When you’re leafing through baby car seats buying guides, you’re constantly nagged about the importance of using rear-facing car seats until the child reaches at least two years of age. Is that really important? If convertible car seats that face forward have passed all the safety standards tests, why is it not so safe for one-year olds?


All explanations begin, naturally, with an anatomy lesson. We know that during the first three years of life, the body of a child is very fragile, as some parts are still under development: bones aren’t so tough, cartilages are not strong, and the body as a whole is less resistant than later in childhood. In these conditions, sudden movements or even small forces applied on the body can lead to injuries.

In frontal crashes, the objects and bodies in the car are going to keep moving forward at the same speed the car had in the moment it hit an obstacle. This movement is finally stopped with the help of seat belts, and for car seats, the harness that holds the body. However, the harness only holds the torso. There is nothing that holds the head from moving. While for adults the strength of the neck usually manages to do minimize this movement, young children end up with extremely serious neck and spinal cord injuries.

Rear-facing travel car seats place the baby with it’s face towards the seat of the car, and with the back of the head rested against the cushioning of the seat.
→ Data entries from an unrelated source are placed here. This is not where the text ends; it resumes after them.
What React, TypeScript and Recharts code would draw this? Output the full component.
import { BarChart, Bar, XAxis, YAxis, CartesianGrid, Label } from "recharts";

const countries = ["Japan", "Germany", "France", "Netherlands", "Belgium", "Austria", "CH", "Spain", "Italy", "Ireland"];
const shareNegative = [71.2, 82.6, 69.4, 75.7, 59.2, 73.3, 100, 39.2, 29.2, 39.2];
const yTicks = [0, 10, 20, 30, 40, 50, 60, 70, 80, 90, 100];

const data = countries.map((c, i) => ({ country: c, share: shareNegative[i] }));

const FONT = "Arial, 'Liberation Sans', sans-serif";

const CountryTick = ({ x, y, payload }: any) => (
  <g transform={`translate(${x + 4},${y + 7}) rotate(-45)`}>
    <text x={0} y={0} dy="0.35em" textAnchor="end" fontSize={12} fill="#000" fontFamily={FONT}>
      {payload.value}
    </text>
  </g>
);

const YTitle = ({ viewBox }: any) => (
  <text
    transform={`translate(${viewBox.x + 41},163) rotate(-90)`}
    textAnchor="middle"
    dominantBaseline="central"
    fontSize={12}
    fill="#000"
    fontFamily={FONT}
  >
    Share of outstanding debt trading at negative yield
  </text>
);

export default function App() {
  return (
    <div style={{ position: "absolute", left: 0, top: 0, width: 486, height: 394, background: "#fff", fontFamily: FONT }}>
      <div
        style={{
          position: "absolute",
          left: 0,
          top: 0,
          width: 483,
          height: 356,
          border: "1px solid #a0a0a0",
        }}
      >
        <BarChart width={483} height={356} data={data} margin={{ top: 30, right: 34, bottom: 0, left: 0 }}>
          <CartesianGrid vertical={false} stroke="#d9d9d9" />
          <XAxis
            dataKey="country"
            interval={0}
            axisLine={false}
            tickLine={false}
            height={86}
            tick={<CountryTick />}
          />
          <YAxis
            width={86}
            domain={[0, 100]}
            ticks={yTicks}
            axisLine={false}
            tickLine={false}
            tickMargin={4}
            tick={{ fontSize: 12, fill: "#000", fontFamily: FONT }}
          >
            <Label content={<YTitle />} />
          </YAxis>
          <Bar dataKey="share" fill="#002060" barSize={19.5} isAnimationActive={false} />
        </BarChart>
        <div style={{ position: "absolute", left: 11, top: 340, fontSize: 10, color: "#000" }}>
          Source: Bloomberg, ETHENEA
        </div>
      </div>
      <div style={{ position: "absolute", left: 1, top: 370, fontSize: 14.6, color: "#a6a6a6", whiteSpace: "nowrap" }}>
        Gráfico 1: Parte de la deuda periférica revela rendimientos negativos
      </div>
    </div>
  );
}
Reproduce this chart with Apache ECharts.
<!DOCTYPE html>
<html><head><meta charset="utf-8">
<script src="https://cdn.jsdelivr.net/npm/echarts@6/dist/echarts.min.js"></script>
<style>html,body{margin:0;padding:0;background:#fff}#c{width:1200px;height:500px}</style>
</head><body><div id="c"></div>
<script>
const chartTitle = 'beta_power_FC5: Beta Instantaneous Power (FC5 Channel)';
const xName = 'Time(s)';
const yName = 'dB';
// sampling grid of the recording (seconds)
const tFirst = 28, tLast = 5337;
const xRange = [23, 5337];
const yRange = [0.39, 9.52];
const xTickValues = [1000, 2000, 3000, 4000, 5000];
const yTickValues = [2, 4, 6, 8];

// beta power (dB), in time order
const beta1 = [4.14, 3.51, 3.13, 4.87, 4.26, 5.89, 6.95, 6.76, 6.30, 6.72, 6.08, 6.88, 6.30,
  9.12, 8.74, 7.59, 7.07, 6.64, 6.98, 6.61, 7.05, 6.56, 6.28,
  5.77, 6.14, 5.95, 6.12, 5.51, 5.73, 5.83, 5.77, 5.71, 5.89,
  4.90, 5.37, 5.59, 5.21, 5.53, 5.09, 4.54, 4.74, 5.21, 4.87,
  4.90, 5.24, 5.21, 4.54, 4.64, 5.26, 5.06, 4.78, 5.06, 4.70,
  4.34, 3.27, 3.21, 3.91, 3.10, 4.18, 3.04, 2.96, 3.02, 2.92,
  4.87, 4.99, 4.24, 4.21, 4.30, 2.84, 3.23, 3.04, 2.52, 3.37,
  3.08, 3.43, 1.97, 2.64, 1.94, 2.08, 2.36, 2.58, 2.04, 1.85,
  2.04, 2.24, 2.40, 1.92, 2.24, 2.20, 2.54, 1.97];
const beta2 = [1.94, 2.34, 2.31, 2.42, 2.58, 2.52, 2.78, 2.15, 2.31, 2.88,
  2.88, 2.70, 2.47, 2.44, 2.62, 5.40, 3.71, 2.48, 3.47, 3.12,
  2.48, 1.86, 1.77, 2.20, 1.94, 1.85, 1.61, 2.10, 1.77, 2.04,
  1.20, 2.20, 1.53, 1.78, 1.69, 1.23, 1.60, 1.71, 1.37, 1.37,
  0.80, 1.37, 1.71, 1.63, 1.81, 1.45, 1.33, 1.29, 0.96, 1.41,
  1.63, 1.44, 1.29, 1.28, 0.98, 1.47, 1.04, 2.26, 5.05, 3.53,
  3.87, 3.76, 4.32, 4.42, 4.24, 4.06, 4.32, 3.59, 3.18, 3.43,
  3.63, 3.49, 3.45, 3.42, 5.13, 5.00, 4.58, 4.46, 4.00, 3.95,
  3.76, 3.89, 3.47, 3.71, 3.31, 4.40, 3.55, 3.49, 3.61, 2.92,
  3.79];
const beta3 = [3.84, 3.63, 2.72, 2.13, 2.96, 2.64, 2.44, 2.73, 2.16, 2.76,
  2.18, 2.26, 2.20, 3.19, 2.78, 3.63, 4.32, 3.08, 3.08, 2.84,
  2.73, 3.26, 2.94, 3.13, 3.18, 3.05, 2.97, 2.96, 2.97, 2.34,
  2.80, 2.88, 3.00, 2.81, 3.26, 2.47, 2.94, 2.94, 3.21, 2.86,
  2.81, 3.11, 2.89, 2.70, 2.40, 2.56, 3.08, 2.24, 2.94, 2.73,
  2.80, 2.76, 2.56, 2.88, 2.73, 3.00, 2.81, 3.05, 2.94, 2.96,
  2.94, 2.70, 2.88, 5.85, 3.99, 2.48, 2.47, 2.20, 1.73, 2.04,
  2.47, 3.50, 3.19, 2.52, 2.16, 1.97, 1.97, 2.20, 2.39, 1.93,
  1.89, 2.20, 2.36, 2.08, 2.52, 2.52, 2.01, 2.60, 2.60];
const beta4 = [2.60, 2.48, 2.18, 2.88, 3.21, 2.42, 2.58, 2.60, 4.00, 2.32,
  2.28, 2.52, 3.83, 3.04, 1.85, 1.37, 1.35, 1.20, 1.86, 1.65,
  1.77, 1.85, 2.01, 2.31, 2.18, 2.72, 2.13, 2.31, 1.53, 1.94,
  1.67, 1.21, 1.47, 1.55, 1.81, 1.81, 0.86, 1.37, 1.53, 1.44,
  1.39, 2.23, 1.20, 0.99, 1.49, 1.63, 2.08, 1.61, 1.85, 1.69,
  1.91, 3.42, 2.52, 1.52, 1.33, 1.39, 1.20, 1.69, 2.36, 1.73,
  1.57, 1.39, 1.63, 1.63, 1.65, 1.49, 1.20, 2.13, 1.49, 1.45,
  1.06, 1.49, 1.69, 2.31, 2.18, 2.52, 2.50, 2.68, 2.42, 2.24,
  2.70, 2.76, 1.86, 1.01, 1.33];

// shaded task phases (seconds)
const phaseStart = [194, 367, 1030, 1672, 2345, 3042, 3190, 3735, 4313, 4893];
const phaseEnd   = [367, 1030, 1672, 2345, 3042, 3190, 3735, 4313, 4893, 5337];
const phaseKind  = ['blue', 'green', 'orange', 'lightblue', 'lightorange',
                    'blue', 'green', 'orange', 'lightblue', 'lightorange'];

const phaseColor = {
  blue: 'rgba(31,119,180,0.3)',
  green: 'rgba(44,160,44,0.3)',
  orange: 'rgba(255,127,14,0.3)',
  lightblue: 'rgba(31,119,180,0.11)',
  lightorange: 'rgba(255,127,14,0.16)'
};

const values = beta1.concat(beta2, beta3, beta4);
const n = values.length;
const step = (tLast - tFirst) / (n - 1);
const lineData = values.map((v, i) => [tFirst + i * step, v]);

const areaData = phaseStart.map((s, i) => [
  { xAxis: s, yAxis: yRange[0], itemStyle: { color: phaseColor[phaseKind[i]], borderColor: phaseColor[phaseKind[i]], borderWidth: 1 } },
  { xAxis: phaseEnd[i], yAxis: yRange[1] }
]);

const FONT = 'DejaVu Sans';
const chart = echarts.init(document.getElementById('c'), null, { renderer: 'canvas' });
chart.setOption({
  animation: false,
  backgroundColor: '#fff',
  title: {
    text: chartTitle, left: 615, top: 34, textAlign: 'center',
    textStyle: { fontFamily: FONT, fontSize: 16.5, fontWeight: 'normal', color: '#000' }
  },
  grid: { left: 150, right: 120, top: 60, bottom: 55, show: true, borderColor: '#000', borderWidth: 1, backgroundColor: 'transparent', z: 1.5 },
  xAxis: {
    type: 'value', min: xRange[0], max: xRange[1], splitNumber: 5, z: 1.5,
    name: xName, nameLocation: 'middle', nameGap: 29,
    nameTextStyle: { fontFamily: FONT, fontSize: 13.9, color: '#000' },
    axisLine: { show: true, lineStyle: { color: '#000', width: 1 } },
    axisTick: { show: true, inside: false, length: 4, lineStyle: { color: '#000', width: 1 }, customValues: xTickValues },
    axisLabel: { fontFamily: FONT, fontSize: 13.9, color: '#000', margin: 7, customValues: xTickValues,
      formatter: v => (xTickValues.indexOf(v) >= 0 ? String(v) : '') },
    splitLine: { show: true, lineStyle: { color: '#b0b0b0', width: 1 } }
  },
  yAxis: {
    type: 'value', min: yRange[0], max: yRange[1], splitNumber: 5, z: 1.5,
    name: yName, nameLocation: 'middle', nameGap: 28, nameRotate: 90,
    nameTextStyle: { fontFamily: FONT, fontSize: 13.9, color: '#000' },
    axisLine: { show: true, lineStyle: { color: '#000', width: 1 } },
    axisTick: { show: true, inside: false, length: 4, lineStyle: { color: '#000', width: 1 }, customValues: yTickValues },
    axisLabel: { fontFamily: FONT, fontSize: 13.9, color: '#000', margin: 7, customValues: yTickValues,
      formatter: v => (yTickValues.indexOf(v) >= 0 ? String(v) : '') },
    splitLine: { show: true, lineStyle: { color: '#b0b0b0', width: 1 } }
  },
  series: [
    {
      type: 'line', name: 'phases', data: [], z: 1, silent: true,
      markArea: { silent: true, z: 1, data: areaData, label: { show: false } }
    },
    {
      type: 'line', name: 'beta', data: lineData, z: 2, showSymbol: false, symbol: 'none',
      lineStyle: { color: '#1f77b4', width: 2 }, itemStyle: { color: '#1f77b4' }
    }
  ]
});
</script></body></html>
The inertial force that in forward-facing practically throws the head forward will now push the baby’s head more into the head support.

In side crashes, although there isn’t really a theoretical argument to demonstrate why a rear facing car seat is safer, the number of deaths and injuries that occurred when the baby was facing forward exceeds by far the number of the same category of injuries occurs in rear-facing position.

Aside from the greater safety advantage, rear-facing car seats, also known as infant car seats are lighter, portable and easier to snap in and out of their base. A convertible usually has to be installed in the car, making it more difficult to put in and out. Also, because they have higher weight and height limits, they are heavier and occupy much more space.

In the end, whether you have an infant car seat or a convertible model, the important thing remains that you keep your baby rear-facing as long as you can.